Mental illness. Addiction. Q Anon. Pick your allegory. There are countless ways we can find ourselves wondering where the person we knew went, and hope for them to come back to us.
Is this the right way to view individual responsibility? I think that depends greatly on your point of view. Sometimes trying to save someone is not in our best interests. There are considerations in real life that fantasies do not have to weigh.

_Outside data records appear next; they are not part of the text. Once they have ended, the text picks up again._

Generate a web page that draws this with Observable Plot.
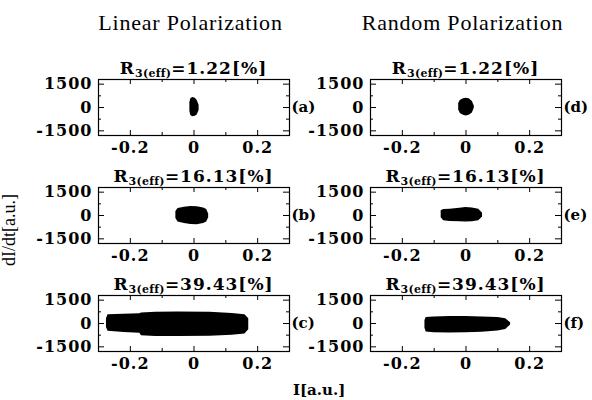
<!DOCTYPE html>
<html><head><meta charset="utf-8">
<script src="https://cdn.jsdelivr.net/npm/d3@7"></script>
<script src="https://cdn.jsdelivr.net/npm/@observablehq/plot@0.6"></script>
<style>
body{margin:0;background:#fff;}
#wrap{position:relative;width:592px;height:400px;overflow:hidden;background:#fff;}
.abs{position:absolute;white-space:nowrap;color:#000;}
.colt{font-family:"Liberation Serif";font-size:22px;line-height:24px;letter-spacing:0.8px;text-align:center;width:260px;}
.pt{font-family:"DejaVu Serif";font-weight:bold;font-size:17px;line-height:18px;letter-spacing:1px;text-align:center;width:220px;}
.pt sub{font-size:11px;vertical-align:-3px;line-height:0;letter-spacing:0.3px;}
.axl{font-family:"Liberation Serif";font-size:18px;line-height:20px;}
.xl{font-family:"DejaVu Serif";font-weight:bold;font-size:15px;line-height:18px;}
</style></head><body><div id="wrap"></div>
<script>
// ---- data ----
const columnTitles = ["Linear Polarization", "Random Polarization"];
const ratioValues = ["1.22", "16.13", "39.43"];
const panelLabels = [["(a)", "(b)", "(c)"], ["(d)", "(e)", "(f)"]];
const xTicks = [-0.2, 0, 0.2];
const xMinorTicks = [-0.1, 0.1];
const yTicks = [-1500, 0, 1500];
const yMinorTicks = [-750, 750];
const xDomain = [-0.3, 0.3];
const yDomain = [-1800, 1800];
const xLabel = "I[a.u.]";
const yLabel = "dI/dt[a.u.]";

// outlines of the point clouds (I, lower dI/dt, upper dI/dt)
const aI    = [-0.013, -0.010, -0.004, 0.004, 0.010, 0.016];
const aLow  = [-250, -520, -600, -560, -480, -200];
const aHigh = [300, 560, 640, 600, 450, 150];

const bI    = [-0.057, -0.050, -0.030, -0.010, 0.010, 0.030, 0.040, 0.046];
const bLow  = [-200, -420, -520, -580, -600, -520, -420, -150];
const bHigh = [250, 450, 530, 580, 560, 480, 380, 100];

const cI    = [-0.275, -0.270, -0.220, -0.170, -0.165, -0.120, -0.050, 0.050, 0.120, 0.160, 0.172];
const cLow  = [-250, -500, -580, -620, -780, -830, -840, -820, -760, -680, -400];
const cHigh = [300, 560, 600, 620, 680, 720, 740, 720, 650, 560, 300];

const dI    = [-0.023, -0.018, -0.008, 0, 0.010, 0.020, 0.026];
const dLow  = [-150, -380, -500, -540, -500, -350, -50];
const dHigh = [250, 450, 560, 600, 560, 380, 100];

const eI    = [-0.078, -0.070, -0.050, -0.020, 0, 0.020, 0.040, 0.052];
const eLow  = [-150, -330, -380, -400, -420, -400, -330, -100];
const eHigh = [300, 380, 400, 470, 520, 480, 400, 150];

const fI    = [-0.129, -0.125, -0.100, -0.050, 0, 0.050, 0.100, 0.125, 0.140];
const fLow  = [-300, -550, -600, -610, -600, -560, -480, -380, -100];
const fHigh = [200, 380, 420, 450, 450, 420, 380, 300, 50];

const blobs = [
  [[aI, aLow, aHigh], [bI, bLow, bHigh], [cI, cLow, cHigh]],
  [[dI, dLow, dHigh], [eI, eLow, eHigh], [fI, fLow, fHigh]]
];

// ---- layout ----
const FW = 191, FH = 56, ML = 62, MR = 30, MT = 10, MB = 26;
const frameLefts = [98, 370];
const frameTops = [79, 187, 295];
const wrap = document.getElementById("wrap");

function makePanel([xs, lo, hi], label) {
  const data = xs.map((x, i) => ({x, y1: lo[i], y2: hi[i]}));
  return Plot.plot({
    width: ML + FW + MR, height: MT + FH + MB,
    marginLeft: ML, marginRight: MR, marginTop: MT, marginBottom: MB,
    style: {fontFamily: "DejaVu Serif", fontWeight: "bold", fontSize: "16px", letterSpacing: "1px", background: "transparent", color: "black", overflow: "visible"},
    x: {domain: xDomain, ticks: xTicks, tickSize: 0, tickPadding: 6, tickFormat: d => String(d), label: null},
    y: {domain: yDomain, ticks: yTicks, tickSize: 0, tickPadding: 6, tickFormat: d => String(d), label: null},
    marks: [
      Plot.areaY(data, {x: "x", y1: "y1", y2: "y2", fill: "black"}),
      Plot.frame({stroke: "black", strokeWidth: 1.2}),
      Plot.tickX(xTicks, {x: d => d, insetTop: FH - 5, stroke: "black"}),
      Plot.tickX(xTicks, {x: d => d, insetBottom: FH - 5, stroke: "black"}),
      Plot.tickX(xMinorTicks, {x: d => d, insetTop: FH - 3, stroke: "black"}),
      Plot.tickX(xMinorTicks, {x: d => d, insetBottom: FH - 3, stroke: "black"}),
      Plot.tickY(yTicks, {y: d => d, insetRight: FW - 6, stroke: "black"}),
      Plot.tickY(yTicks, {y: d => d, insetLeft: FW - 6, stroke: "black"}),
      Plot.tickY(yMinorTicks, {y: d => d, insetRight: FW - 3, stroke: "black"}),
      Plot.tickY(yMinorTicks, {y: d => d, insetLeft: FW - 3, stroke: "black"}),
      Plot.text([label], {text: d => d, frameAnchor: "right", dx: 2, textAnchor: "start", fontSize: 15, fontWeight: "bold", style: "letter-spacing:0"})
    ]
  });
}

function addDiv(cls, html, style) {
  const d = document.createElement("div");
  d.className = "abs " + cls;
  d.innerHTML = html;
  Object.assign(d.style, style);
  wrap.appendChild(d);
  return d;
}

columnTitles.forEach((t, c) => {
  addDiv("colt", t, {left: (frameLefts[c] + FW / 2 - 130 - 3) + "px", top: "11px"});
  ratioValues.forEach((v, r) => {
    const svg = makePanel(blobs[c][r], panelLabels[c][r]);
    svg.style.position = "absolute";
    svg.style.left = (frameLefts[c] - ML) + "px";
    svg.style.top = (frameTops[r] - MT) + "px";
    svg.querySelectorAll("text").forEach(t => { if (/^\(.\)$/.test(t.textContent)) t.setAttribute("letter-spacing", "0"); });
    wrap.appendChild(svg);
    addDiv("pt", `R<sub>3(eff)</sub>=${v}[%]`, {left: (frameLefts[c] + FW / 2 - 110) + "px", top: (frameTops[r] - 20) + "px"});
  });
});

addDiv("axl", yLabel, {left: "9px", top: "230px", transform: "translate(-50%,-50%) rotate(-90deg)"});
addDiv("xl", xLabel, {left: "293px", top: "381px"});
</script></body></html>
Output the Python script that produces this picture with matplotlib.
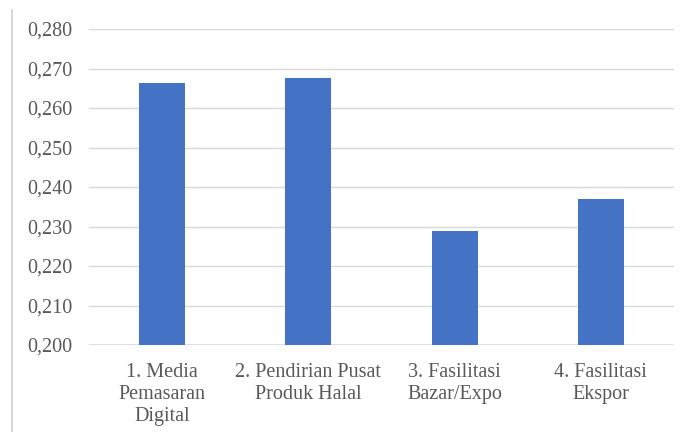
import matplotlib
matplotlib.use("Agg")
import matplotlib.pyplot as plt
from matplotlib.lines import Line2D
from matplotlib.ticker import MultipleLocator, FuncFormatter

categories = ["1. Media\nPemasaran\nDigital", "2. Pendirian Pusat\nProduk Halal",
              "3. Fasilitasi\nBazar/Expo", "4. Fasilitasi\nEkspor"]
values = [0.2663, 0.2677, 0.2289, 0.2370]

plt.rcParams['font.family'] = 'serif'
plt.rcParams['font.serif'] = ['Liberation Serif', 'Times New Roman', 'DejaVu Serif']
txt = '#595959'

fig = plt.figure(figsize=(6.85, 4.32), dpi=100)
ax = fig.add_axes([89/685, 1-345/432, (674-89)/685, (345-29)/432])

x = range(len(categories))
ax.bar(x, values, width=0.315, color='#4472C4', zorder=3)
ax.set_xlim(-0.5, len(categories)-0.5)
ax.set_ylim(0.200, 0.280)
ax.yaxis.set_major_locator(MultipleLocator(0.01))
ax.yaxis.set_major_formatter(FuncFormatter(lambda v, p: f"{v:.3f}".replace('.', ',')))
ax.grid(axis='y', color='#D9D9D9', linewidth=1, zorder=0)
for s in ax.spines.values():
    s.set_visible(False)
ax.axhline(0.200, color='#D9D9D9', linewidth=1.2, zorder=2)
ax.set_xticks(list(x))
ax.set_xticklabels(categories, linespacing=1.22)
ax.tick_params(axis='both', length=0, labelsize=14.5, colors=txt)
ax.tick_params(axis='y', pad=12)
ax.tick_params(axis='x', pad=13)

# thin frame line at left edge of the picture
fig.add_artist(Line2D([12/685, 12/685], [0, 1-10/432], color='#D0D0D0', linewidth=1.2))

fig.savefig("out.png", dpi=100)
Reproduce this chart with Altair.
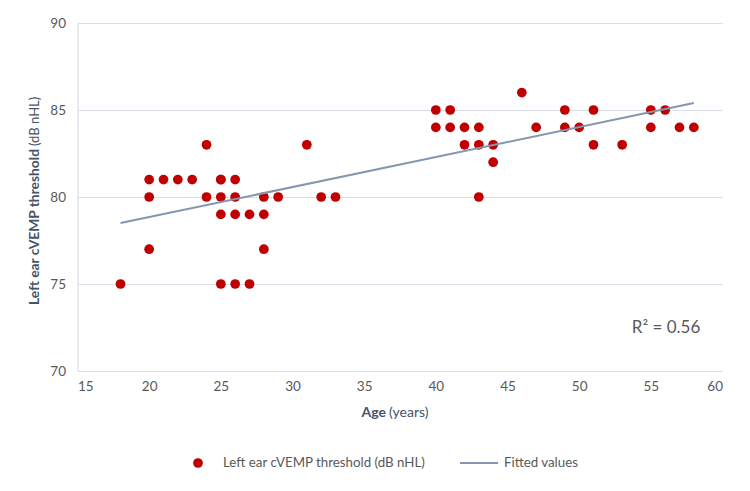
import altair as alt
import pandas as pd

# Data
ages = [18, 20, 20, 20, 21, 22, 23, 24, 24, 25, 25, 25, 25, 25, 26, 26, 26, 26,
        27, 27, 28, 28, 28, 29, 31, 32, 33,
        40, 40, 41, 41, 42, 42, 43, 43, 43, 44, 44, 46, 47, 49, 49, 50, 51, 51,
        53, 55, 55, 56, 57, 58]
thresholds = [75, 81, 80, 77, 81, 81, 81, 83, 80, 81, 81, 80, 79, 75, 81, 80, 79, 75,
              79, 75, 80, 79, 77, 80, 83, 80, 80,
              85, 84, 85, 84, 84, 83, 84, 83, 80, 83, 82, 86, 84, 85, 84, 84, 85, 83,
              83, 85, 84, 85, 84, 84]
fit_ages = [18, 58]
fit_values = [78.5, 85.4]
r2_label = "R² = 0.56"
x_ticks = [15, 20, 25, 30, 35, 40, 45, 50, 55, 60]
y_ticks = [70, 75, 80, 85, 90]

FONT = "Lato"
RED = "#C00000"
LINE = "#8497B0"
GRID = "#D9DEE8"
LABEL = "#595959"
TITLE = "#44546A"

W, H = 645, 348
OX, OY = 77.5, 23  # plot origin on the canvas

pts = pd.DataFrame({"age": ages, "thr": thresholds})
fit = pd.DataFrame({"age": fit_ages, "thr": fit_values})

xs = alt.Scale(domain=[15, 60], nice=False)
ys = alt.Scale(domain=[70, 90], nice=False)

x_axis = alt.Axis(values=x_ticks, grid=False, ticks=False, domain=True,
                  domainColor=GRID, domainWidth=1.2, labelColor=LABEL,
                  labelFont=FONT, labelFontSize=13.5, labelPadding=8, title=None)
y_axis = alt.Axis(values=y_ticks, grid=True, gridColor=GRID, gridWidth=1.2,
                  ticks=False, domain=True, domainColor=GRID, domainWidth=1.2,
                  labelColor=LABEL, labelFont=FONT, labelFontSize=13.5,
                  labelPadding=12, title=None)

points = alt.Chart(pts).mark_circle(size=95, opacity=1, color=RED).encode(
    x=alt.X("age:Q", scale=xs, axis=x_axis),
    y=alt.Y("thr:Q", scale=ys, axis=y_axis),
)

line = alt.Chart(fit).mark_line(color=LINE, strokeWidth=2).encode(
    x=alt.X("age:Q", scale=xs),
    y=alt.Y("thr:Q", scale=ys),
)

def txt(text, px, py, size=12, weight="normal", align="left", angle=0,
        color=TITLE, baseline="middle"):
    kw = dict(text=text, font=FONT, fontSize=size, fontWeight=weight,
              align=align, baseline=baseline, color=color)
    if angle:
        kw["angle"] = angle
    return alt.Chart(pd.DataFrame({"t": [text]})).mark_text(**kw).encode(
        x=alt.value(px - OX), y=alt.value(py - OY))

r2 = txt(r2_label, 666, 328, size=17, align="center", color=LABEL)

x_title = alt.layer(
    txt("Age", 386, 413, size=14, weight="bold", align="right"),
    txt("(years)", 389, 413, size=14, weight="normal", align="left"),
)
y_title = alt.layer(
    txt("Left ear cVEMP threshold", 35, 149, size=13.8, weight="bold",
        align="right", angle=270),
    txt("(dB nHL)", 35, 146, size=13, weight="normal", align="left", angle=270),
)

leg_dot = alt.Chart(pd.DataFrame({"k": [0]})).mark_circle(
    size=95, color=RED, opacity=1).encode(
    x=alt.value(198 - OX), y=alt.value(463 - OY))
leg_line = alt.Chart(pd.DataFrame({"k": [0]})).mark_rule(
    color=LINE, strokeWidth=2).encode(
    x=alt.value(460 - OX), x2=alt.value(498 - OX), y=alt.value(463 - OY))
leg_t1 = txt("Left ear cVEMP threshold (dB nHL)", 223, 463, size=13.3, color=LABEL)
leg_t2 = txt("Fitted values", 504, 463, size=13.3, color=LABEL)

chart = alt.layer(
    points, line, r2, x_title, y_title, leg_dot, leg_line, leg_t1, leg_t2
).properties(
    width=W, height=H,
    autosize=alt.AutoSizeParams(type="none"),
    padding={"left": OX, "top": OY, "right": 750 - OX - W, "bottom": 491 - OY - H},
    background="white",
).configure_view(stroke=None)

chart.save("out.html", embed_options={"renderer": "svg", "actions": False})
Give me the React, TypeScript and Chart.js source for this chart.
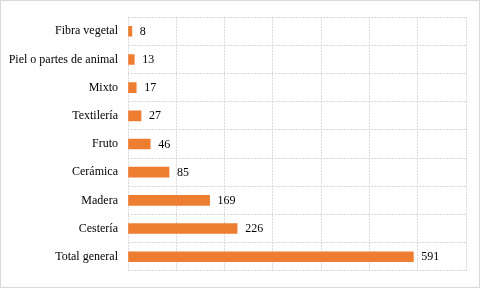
import React, { useEffect, useRef } from "react";
import { Chart, registerables } from "chart.js";

Chart.register(...registerables);

const categories = [
  "Fibra vegetal",
  "Piel o partes de animal",
  "Mixto",
  "Textilería",
  "Fruto",
  "Cerámica",
  "Madera",
  "Cestería",
  "Total general",
];
const values = [8, 13, 17, 27, 46, 85, 169, 226, 591];
const axisMax = 700;
const axisStep = 100;

const FONT = '"Liberation Serif", "Times New Roman", "DejaVu Serif", serif';

const valueLabels = {
  id: "valueLabels",
  afterDatasetsDraw(chart: any) {
    const ctx = chart.ctx;
    const meta = chart.getDatasetMeta(0);
    ctx.save();
    ctx.font = `12px ${FONT}`;
    ctx.fillStyle = "#000000";
    ctx.textAlign = "left";
    ctx.textBaseline = "middle";
    meta.data.forEach((bar: any, i: number) => {
      ctx.fillText(String(values[i]), bar.x + 8, bar.y + 0.5);
    });
    ctx.restore();
  },
};

const frame = {
  id: "frame",
  beforeDraw(chart: any) {
    const ctx = chart.ctx;
    ctx.save();
    ctx.fillStyle = "#ffffff";
    ctx.fillRect(0, 0, chart.width, chart.height);
    ctx.strokeStyle = "#d9d9d9";
    ctx.lineWidth = 1;
    ctx.strokeRect(0.5, 0.5, chart.width - 1, chart.height - 1);
    ctx.restore();
  },
};

export default function App() {
  const ref = useRef<HTMLCanvasElement | null>(null);
  useEffect(() => {
    if (!ref.current) return;
    const chart = new Chart(ref.current, {
      type: "bar",
      data: {
        labels: categories,
        datasets: [
          {
            data: values,
            backgroundColor: "#ED7D31",
            borderWidth: 0,
            barThickness: 10,
          },
        ],
      },
      options: {
        indexAxis: "y",
        animation: false,
        responsive: false,
        maintainAspectRatio: false,
        font: { family: FONT },
        layout: { padding: { left: 0, top: 14, right: 14, bottom: 15 } },
        plugins: {
          legend: { display: false },
          tooltip: { enabled: false },
        },
        scales: {
          x: {
            min: 0,
            max: axisMax,
            ticks: { display: false, stepSize: axisStep },
            grid: {
              color: "#d9d9d9",
              drawTicks: false,
              tickLength: 0,
            },
            border: { display: false, dash: [2, 1] },
            afterFit: (s: any) => {
              s.height = 0;
            },
          },
          y: {
            ticks: {
              color: "#000000",
              font: { family: FONT, size: 12 },
              padding: 10,
            },
            grid: {
              color: "#d9d9d9",
              drawTicks: false,
              tickLength: 0,
              offset: true,
            },
            border: { display: false, dash: [2, 1] },
            afterFit: (s: any) => {
              s.width = 128;
            },
          },
        },
      },
      plugins: [frame, valueLabels],
    });
    let alive = true;
    if ((document as any).fonts) {
      (document as any).fonts.load(`12px ${FONT}`).then(() => {
        if (alive) chart.update();
      });
    }
    return () => {
      alive = false;
      chart.destroy();
    };
  }, []);
  return (
    <div style={{ position: "fixed", left: 0, top: 0, width: 480, height: 288 }}>
      <canvas ref={ref} width={480} height={288} style={{ display: "block" }} />
    </div>
  );
}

At it’s heart, though, Star Wars has a hopeful view of human nature. That hopefulness is on full display with its relentless optimism about the nature of evil. Evil, in Star Wars, is not who we are. It is something that replaces us until we can return. This may feel like a distinction without a difference, but it’s the key to the choices the characters make and the position Star Wars takes on redemption.
Rey, more than any other character, and more than probably the audience itself, makes a continuous and clear distinction between Kylo and Ben. Ben is the prince trapped in the tower that she is trying to save. Kylo Ren is the tower.
Like Luke in the original trilogy and Padme at the end of Episode III, Rey believes there is still good in him. In Star Wars, the heroes see the good in their enemies. Even and especially when those enemies are not themselves.
A brilliant analysis, especially of the nuances of redemption and forgiveness.. with significant parallels to basic classic Christian theology and wrestling about these things. “At its heart… Star Wars has a hopeful view of human nature. That hopefulness is on full display with its relentless optimism about the nature of evil. Evil, in Star Wars, is not who we are. It is something that replaces us until we can return.”
Very much akin to the Christian sense of souls… a “who” that is truly who someone is… but can be distorted. An identity one can take on… embodied in a name change…(biblically Saul becoming Saul, Abram Abraham — and traditionally with new names at baptism). And that one can become “possessed” by something darker and evil… (demon possession.)
All of which play out more complicatedly in “real life.”